* _Exercise description_:
Transcribe the data in full and exactly, omitting any pictures.

* _Data segment_:
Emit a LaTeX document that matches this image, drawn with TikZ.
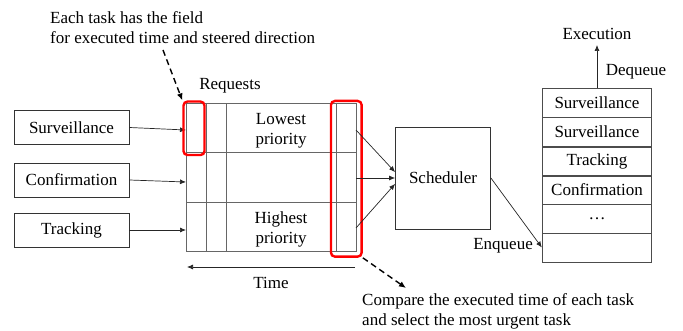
\documentclass[tikz,border=0pt]{standalone}
\usepackage{fontspec}
\setmainfont{Liberation Serif}
\usetikzlibrary{arrows.meta}
\begin{document}
\begin{tikzpicture}[x=1pt,y=-1pt,
  every node/.style={font=\fontsize{17}{20}\selectfont, text=black},
  task/.style={draw=black!80, line width=0.8pt, minimum width=115pt, minimum height=34pt, inner sep=0pt},
  qrow/.style={draw=black!70, line width=0.9pt, minimum width=109.4pt, minimum height=29pt, inner sep=0pt},
  conn/.style={draw=black!85, line width=0.7pt, -{Latex[length=6pt,width=5pt]}},
  gridline/.style={draw=black!60, line width=1pt},
  hl/.style={draw=red, line width=2.4pt, rounded corners=4pt, inner sep=0pt},
  note/.style={draw=black, line width=1.4pt, dash pattern=on 6pt off 4pt, -{Latex[length=7pt,width=6pt]}},
  lbl/.style={inner sep=0pt}]
\useasboundingbox (0,0) rectangle (683,331);

% task sources
\node[task] (surv) at (71.5,127.5) {Surveillance};
\node[task] (conf) at (71.5,180) {Confirmation};
\node[task] (trk) at (71.5,230) {Tracking};

% request table
\draw[gridline] (186,104) rectangle (356,252);
\foreach \x in {206,226,336} \draw[gridline] (\x,104) -- (\x,252);
\foreach \y in {153,203} \draw[gridline] (186,\y) -- (356,\y);
\node[lbl, align=center] (lowest) at (281,130.5) {Lowest\\priority};
\node[lbl, align=center] (highest) at (281,229) {Highest\\priority};
\node[lbl] (requests) at (230,86) {Requests};

\coordinate (inS) at (186,130);
\coordinate (inC) at (186,182);
\coordinate (inT) at (186,230);
\draw[conn] (surv.east) -- (inS);
\draw[conn] (conf.east) -- (inC);
\draw[conn] (trk.east) -- (inT);

% highlighted fields
\node[hl, minimum width=21pt, minimum height=53.5pt] (field) at (194,128.3) {};
\node[hl, minimum width=30.7pt, minimum height=155.7pt] (cmp) at (346.3,178.8) {};

% time axis
\coordinate (tR) at (355,267);
\coordinate (tL) at (187,267);
\draw[conn] (tR) -- (tL);
\node[lbl] (time) at (271,283) {Time};

% scheduler
\node[draw=black!80, line width=0.8pt, minimum width=95pt, minimum height=102pt, inner sep=0pt] (sched) at (443,178) {Scheduler};
\coordinate (oL) at (356,130);
\coordinate (oM) at (356,178);
\coordinate (oH) at (356,228);
\draw[conn] (oL) -- (sched.173);
\draw[conn] (oM) -- (sched.west);
\draw[conn] (oH) -- (sched.187);

% execution queue
\node[qrow] (q1) at (597,102.5) {Surveillance};
\node[qrow] (q2) at (597,131.5) {Surveillance};
\node[qrow] (q3) at (597,161.5) {Tracking};
\node[qrow] (q4) at (597,189.5) {Confirmation};
\node[qrow] (q5) at (597,218.5) {…};
\node[qrow] (q6) at (597,247.5) {};
\draw[conn] (sched.east) -- (q6.west);
\node[lbl, anchor=east] (enq) at (533,246) {Enqueue};
\node[lbl] (exec) at (597,34) {Execution};
\coordinate (execIn) at (597,45);
\draw[conn] (q1.north) -- (execIn);
\node[lbl] (deq) at (636,72) {Dequeue};

% annotations
\node[lbl, anchor=west, align=left] (topnote) at (50,28) {Each task has the field\\for executed time and steered direction};
\coordinate (topTail) at (163,50);
\draw[note] (topTail) -- (field.north west);
\node[lbl, anchor=west, align=left] (botnote) at (362,311) {Compare the executed time of each task\\and select the most urgent task};
\coordinate (botHead) at (406,288);
\draw[note] (cmp.south east) -- (botHead);
\end{tikzpicture}
\end{document}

* _Result below_:
Emit a LaTeX document that matches this image, drawn with TikZ.
\documentclass[tikz,border=0pt]{standalone}
\usepackage{fontspec}
\setmainfont{Liberation Serif}
\usetikzlibrary{arrows.meta}
\begin{document}
\begin{tikzpicture}[x=1pt,y=-1pt,
  every node/.style={font=\fontsize{17}{20}\selectfont, text=black},
  task/.style={draw=black!80, line width=0.8pt, minimum width=115pt, minimum height=34pt, inner sep=0pt},
  qrow/.style={draw=black!70, line width=0.9pt, minimum width=109.4pt, minimum height=29pt, inner sep=0pt},
  conn/.style={draw=black!85, line width=0.7pt, -{Latex[length=6pt,width=5pt]}},
  gridline/.style={draw=black!60, line width=1pt},
  hl/.style={draw=red, line width=2.4pt, rounded corners=4pt, inner sep=0pt},
  note/.style={draw=black, line width=1.4pt, dash pattern=on 6pt off 4pt, -{Latex[length=7pt,width=6pt]}},
  lbl/.style={inner sep=0pt}]
\useasboundingbox (0,0) rectangle (683,331);

% task sources
\node[task] (surv) at (71.5,127.5) {Surveillance};
\node[task] (conf) at (71.5,180) {Confirmation};
\node[task] (trk) at (71.5,230) {Tracking};

% request table
\draw[gridline] (186,104) rectangle (356,252);
\foreach \x in {206,226,336} \draw[gridline] (\x,104) -- (\x,252);
\foreach \y in {153,203} \draw[gridline] (186,\y) -- (356,\y);
\node[lbl, align=center] (lowest) at (281,130.5) {Lowest\\priority};
\node[lbl, align=center] (highest) at (281,229) {Highest\\priority};
\node[lbl] (requests) at (230,86) {Requests};

\coordinate (inS) at (186,130);
\coordinate (inC) at (186,182);
\coordinate (inT) at (186,230);
\draw[conn] (surv.east) -- (inS);
\draw[conn] (conf.east) -- (inC);
\draw[conn] (trk.east) -- (inT);

% highlighted fields
\node[hl, minimum width=21pt, minimum height=53.5pt] (field) at (194,128.3) {};
\node[hl, minimum width=30.7pt, minimum height=155.7pt] (cmp) at (346.3,178.8) {};

% time axis
\coordinate (tR) at (355,267);
\coordinate (tL) at (187,267);
\draw[conn] (tR) -- (tL);
\node[lbl] (time) at (271,283) {Time};

% scheduler
\node[draw=black!80, line width=0.8pt, minimum width=95pt, minimum height=102pt, inner sep=0pt] (sched) at (443,178) {Scheduler};
\coordinate (oL) at (356,130);
\coordinate (oM) at (356,178);
\coordinate (oH) at (356,228);
\draw[conn] (oL) -- (sched.173);
\draw[conn] (oM) -- (sched.west);
\draw[conn] (oH) -- (sched.187);

% execution queue
\node[qrow] (q1) at (597,102.5) {Surveillance};
\node[qrow] (q2) at (597,131.5) {Surveillance};
\node[qrow] (q3) at (597,161.5) {Tracking};
\node[qrow] (q4) at (597,189.5) {Confirmation};
\node[qrow] (q5) at (597,218.5) {…};
\node[qrow] (q6) at (597,247.5) {};
\draw[conn] (sched.east) -- (q6.west);
\node[lbl, anchor=east] (enq) at (533,246) {Enqueue};
\node[lbl] (exec) at (597,34) {Execution};
\coordinate (execIn) at (597,45);
\draw[conn] (q1.north) -- (execIn);
\node[lbl] (deq) at (636,72) {Dequeue};

% annotations
\node[lbl, anchor=west, align=left] (topnote) at (50,28) {Each task has the field\\for executed time and steered direction};
\coordinate (topTail) at (163,50);
\draw[note] (topTail) -- (field.north west);
\node[lbl, anchor=west, align=left] (botnote) at (362,311) {Compare the executed time of each task\\and select the most urgent task};
\coordinate (botHead) at (406,288);
\draw[note] (cmp.south east) -- (botHead);
\end{tikzpicture}
\end{document}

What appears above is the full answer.